Thursday, February 16, 2006

 

I Believe I Was Mistaken

I thought there were a couple of women interested me, both of whom said they would be at my last reading, neither of whom were. Looks like I was completely wrong on both parts.

The one whom I've already been talking to since the reading has expressed no interest in what my reading was like, nor any interest in responding to the writing that I have passed on to her. So I believe I was completely wrong in my interpretation that there was interest on her part beyond sales to customer.

The other one, I found out, was busy at someone's apartment drinking and singing karaoke. When I saw her today, she didn't even acknowledge my presence. I was obviously completely wrong in my assessment that there was any interest on her part for me.

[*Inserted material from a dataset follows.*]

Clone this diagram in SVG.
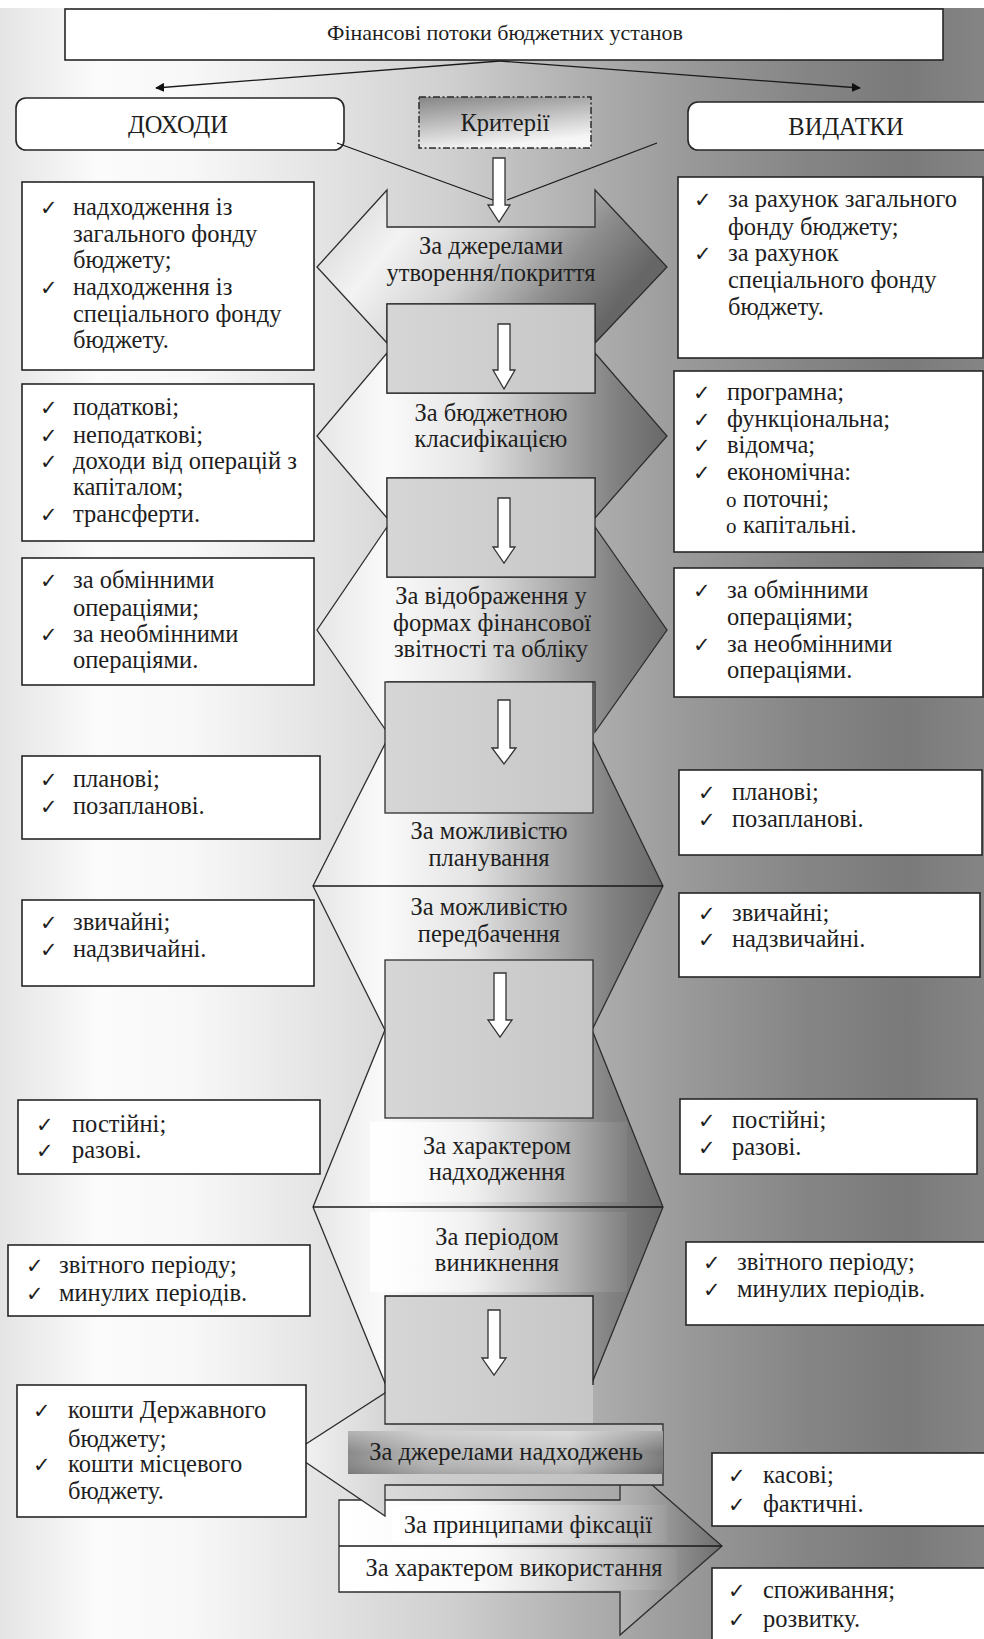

When I am interested in a woman, I put myself in their paths to encounter them. I give them my phone number. I call them. I let them know I feel interest toward them. These have always ended in friendships.

So, I now know, there is no one who is actually interested in getting to know me better other than my friends. I can sit well with that. In fact, I do sit well with that. In fact, that feels really good.

Although I've been told there is interest out there toward romance in my direction, all the actual evidence screams in my face the the opposite is actually true. There is no interest on the part of anyone in a romantic tone in my direction. There is power in that knowledge. I don't have to worry about anything.

Of course, I'll still get those natural urges for companionship from time to time, but I am now aware that it is not going to happen for me any time soon if at all. Good to know.